Kampala, Uganda | THE INDEPENDENT | A new set of standards for solar equipment has been adopted to protect actors in the solar-sector in Uganda.
The standards were adopted from the International Electrotechnical Commission to improve the quality of solar products to have a fair market competition by getting rid of fakes on the market. These standards will apply for the plug and play and solar home systems which include batteries, torches, lamps, chargers, controllers, fans, radios, cables, and panels among other solar gadgets under 350 watts.
Patricia Ejalu, the Deputy Executive Director at Uganda National Bureau of Standards-UNBS, is optimistic that the review will allow solar product users, traders and manufacturers to have an input into the process and ease enforcement of the new standards. This she adds will guarantee the safety of solar product users.

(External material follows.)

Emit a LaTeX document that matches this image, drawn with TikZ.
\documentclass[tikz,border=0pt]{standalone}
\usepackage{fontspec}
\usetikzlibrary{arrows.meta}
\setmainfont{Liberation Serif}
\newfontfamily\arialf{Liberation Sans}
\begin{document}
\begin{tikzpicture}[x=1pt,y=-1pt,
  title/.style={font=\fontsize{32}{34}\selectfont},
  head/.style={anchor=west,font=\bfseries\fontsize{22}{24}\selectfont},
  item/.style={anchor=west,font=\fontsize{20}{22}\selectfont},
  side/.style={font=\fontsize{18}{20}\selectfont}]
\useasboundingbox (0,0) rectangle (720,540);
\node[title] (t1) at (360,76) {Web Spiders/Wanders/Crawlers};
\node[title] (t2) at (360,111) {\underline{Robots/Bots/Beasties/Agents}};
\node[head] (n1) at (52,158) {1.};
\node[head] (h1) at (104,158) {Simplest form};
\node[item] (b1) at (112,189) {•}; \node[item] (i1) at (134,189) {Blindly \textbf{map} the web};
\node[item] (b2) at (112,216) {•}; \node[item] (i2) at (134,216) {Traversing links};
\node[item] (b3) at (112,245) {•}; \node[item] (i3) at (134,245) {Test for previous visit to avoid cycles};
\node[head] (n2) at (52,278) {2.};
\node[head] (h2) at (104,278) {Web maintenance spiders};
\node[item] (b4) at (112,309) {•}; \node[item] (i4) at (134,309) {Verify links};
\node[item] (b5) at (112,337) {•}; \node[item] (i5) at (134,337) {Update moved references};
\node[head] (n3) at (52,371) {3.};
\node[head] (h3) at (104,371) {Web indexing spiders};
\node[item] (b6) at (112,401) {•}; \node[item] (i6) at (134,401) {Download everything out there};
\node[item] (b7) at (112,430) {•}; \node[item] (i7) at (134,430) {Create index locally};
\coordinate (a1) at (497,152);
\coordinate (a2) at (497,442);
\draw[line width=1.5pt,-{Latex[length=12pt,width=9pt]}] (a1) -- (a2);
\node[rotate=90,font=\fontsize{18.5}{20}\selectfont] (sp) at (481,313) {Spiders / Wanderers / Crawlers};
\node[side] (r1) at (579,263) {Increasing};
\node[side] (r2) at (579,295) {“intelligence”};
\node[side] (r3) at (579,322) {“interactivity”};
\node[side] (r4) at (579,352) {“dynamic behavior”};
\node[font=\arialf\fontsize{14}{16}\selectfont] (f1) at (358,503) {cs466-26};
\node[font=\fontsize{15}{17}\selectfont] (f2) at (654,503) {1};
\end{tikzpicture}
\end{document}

Energy consultant Eng. Kiremu Mgambo says that the standards address core aspects of durability, efficiency and functionality, that have been the focus of the Lighting Global Quality Standards in developed countries over the years. These include: advertising and marketing materials accurately reflecting tested product performance, appropriate protection from water exposure and physical access, having durable switches and connectors among others.

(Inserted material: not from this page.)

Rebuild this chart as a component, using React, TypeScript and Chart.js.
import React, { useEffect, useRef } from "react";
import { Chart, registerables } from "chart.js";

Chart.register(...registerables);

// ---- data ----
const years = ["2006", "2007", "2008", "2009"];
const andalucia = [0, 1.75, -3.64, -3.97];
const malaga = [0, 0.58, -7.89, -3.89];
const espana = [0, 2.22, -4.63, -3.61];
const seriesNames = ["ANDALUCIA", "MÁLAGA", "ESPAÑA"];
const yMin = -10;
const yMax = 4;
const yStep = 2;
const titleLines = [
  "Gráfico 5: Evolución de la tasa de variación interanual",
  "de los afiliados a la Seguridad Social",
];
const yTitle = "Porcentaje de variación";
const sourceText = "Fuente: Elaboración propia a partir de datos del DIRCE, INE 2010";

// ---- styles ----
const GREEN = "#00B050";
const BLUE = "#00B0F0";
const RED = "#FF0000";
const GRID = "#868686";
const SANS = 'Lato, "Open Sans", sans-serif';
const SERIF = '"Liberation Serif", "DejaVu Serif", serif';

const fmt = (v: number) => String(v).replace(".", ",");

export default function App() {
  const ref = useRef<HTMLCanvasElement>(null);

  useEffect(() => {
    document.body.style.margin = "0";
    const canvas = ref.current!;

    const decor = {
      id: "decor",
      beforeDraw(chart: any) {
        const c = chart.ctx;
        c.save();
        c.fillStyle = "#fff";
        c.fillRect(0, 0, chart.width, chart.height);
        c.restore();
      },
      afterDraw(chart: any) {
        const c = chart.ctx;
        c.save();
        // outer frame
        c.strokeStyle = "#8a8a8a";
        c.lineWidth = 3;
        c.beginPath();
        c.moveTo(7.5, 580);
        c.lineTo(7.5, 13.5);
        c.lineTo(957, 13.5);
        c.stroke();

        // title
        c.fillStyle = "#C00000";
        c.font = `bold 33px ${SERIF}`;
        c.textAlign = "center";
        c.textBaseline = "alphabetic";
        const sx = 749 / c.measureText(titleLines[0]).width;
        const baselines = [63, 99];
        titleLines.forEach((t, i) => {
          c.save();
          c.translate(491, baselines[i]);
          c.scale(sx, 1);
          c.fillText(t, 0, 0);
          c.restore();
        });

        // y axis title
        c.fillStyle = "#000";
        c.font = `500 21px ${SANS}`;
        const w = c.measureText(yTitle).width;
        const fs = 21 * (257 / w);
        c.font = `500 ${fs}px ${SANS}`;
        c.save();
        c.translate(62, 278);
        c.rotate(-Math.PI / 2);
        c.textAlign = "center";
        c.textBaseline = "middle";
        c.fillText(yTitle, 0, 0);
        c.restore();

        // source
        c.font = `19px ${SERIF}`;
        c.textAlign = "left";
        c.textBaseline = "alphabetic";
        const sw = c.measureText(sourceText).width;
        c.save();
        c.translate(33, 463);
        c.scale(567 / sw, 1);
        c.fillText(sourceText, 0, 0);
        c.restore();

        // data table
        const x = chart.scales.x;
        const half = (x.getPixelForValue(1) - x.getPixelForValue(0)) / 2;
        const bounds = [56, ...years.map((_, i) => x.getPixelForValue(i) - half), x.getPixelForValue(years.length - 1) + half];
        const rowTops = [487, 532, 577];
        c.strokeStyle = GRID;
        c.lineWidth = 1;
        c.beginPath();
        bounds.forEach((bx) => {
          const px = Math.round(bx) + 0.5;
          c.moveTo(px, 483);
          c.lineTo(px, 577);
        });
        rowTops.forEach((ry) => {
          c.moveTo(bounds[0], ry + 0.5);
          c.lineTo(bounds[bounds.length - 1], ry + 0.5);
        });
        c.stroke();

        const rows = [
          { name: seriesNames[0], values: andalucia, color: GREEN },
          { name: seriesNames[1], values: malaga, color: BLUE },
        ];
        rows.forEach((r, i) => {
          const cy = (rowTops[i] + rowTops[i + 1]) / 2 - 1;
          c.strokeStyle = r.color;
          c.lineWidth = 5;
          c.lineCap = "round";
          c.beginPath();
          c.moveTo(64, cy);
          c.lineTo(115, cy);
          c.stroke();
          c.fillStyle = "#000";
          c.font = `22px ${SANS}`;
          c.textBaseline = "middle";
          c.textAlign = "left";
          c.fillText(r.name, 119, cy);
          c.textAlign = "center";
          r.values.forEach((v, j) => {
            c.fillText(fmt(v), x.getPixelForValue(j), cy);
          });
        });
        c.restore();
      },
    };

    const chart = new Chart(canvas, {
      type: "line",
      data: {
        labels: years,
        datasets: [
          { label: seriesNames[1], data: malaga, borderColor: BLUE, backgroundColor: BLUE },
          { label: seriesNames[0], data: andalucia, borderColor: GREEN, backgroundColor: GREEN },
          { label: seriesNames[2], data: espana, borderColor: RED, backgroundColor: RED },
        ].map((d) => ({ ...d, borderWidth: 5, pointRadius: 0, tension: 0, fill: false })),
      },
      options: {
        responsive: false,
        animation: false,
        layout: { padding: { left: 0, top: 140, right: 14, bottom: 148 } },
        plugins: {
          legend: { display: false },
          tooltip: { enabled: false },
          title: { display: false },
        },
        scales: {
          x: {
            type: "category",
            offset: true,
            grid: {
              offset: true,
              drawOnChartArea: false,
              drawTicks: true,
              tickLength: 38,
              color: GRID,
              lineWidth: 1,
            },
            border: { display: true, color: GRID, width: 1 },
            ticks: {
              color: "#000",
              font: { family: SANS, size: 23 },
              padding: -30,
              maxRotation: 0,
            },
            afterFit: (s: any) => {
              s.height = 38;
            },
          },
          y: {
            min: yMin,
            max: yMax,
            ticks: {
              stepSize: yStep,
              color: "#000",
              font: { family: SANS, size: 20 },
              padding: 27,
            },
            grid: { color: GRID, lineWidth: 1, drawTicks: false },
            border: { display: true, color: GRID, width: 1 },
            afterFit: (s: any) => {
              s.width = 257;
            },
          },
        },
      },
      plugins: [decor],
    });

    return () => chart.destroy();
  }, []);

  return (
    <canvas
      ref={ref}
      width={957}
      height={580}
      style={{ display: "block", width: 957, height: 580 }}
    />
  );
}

According to the guidelines, all solar products on the market must have safety certification batteries, should not have mercury and cadmium, they should have circuit breakers, the right size of wires in line with current-voltage and must withstand heat and cold temperatures with its insulation not breaking.
Eng Kiremu says that a 2019 survey shows that 70 percent of solar products marketed in Uganda do not qualify for use, hence the need for solar standards.
According to Joyce Nkuyahaga, the Chief Executive Officer of the Uganda Solar Energy Association, the new standards will promote market growth with a fair competition among solar products dealers, protect consumers, create jobs and increase energy access with availability of genuine solar products in Uganda.
Benon Bena, the manager off-grid at Rural Electrification Agency (REA) says that sub-standard products in the renewable energy sector have affected efforts to improve off grid electricity access in Uganda, which now stands at 26 percent.
The review will run until November 30, while the standards will be presented to the National Standards Council for approval in December 2020.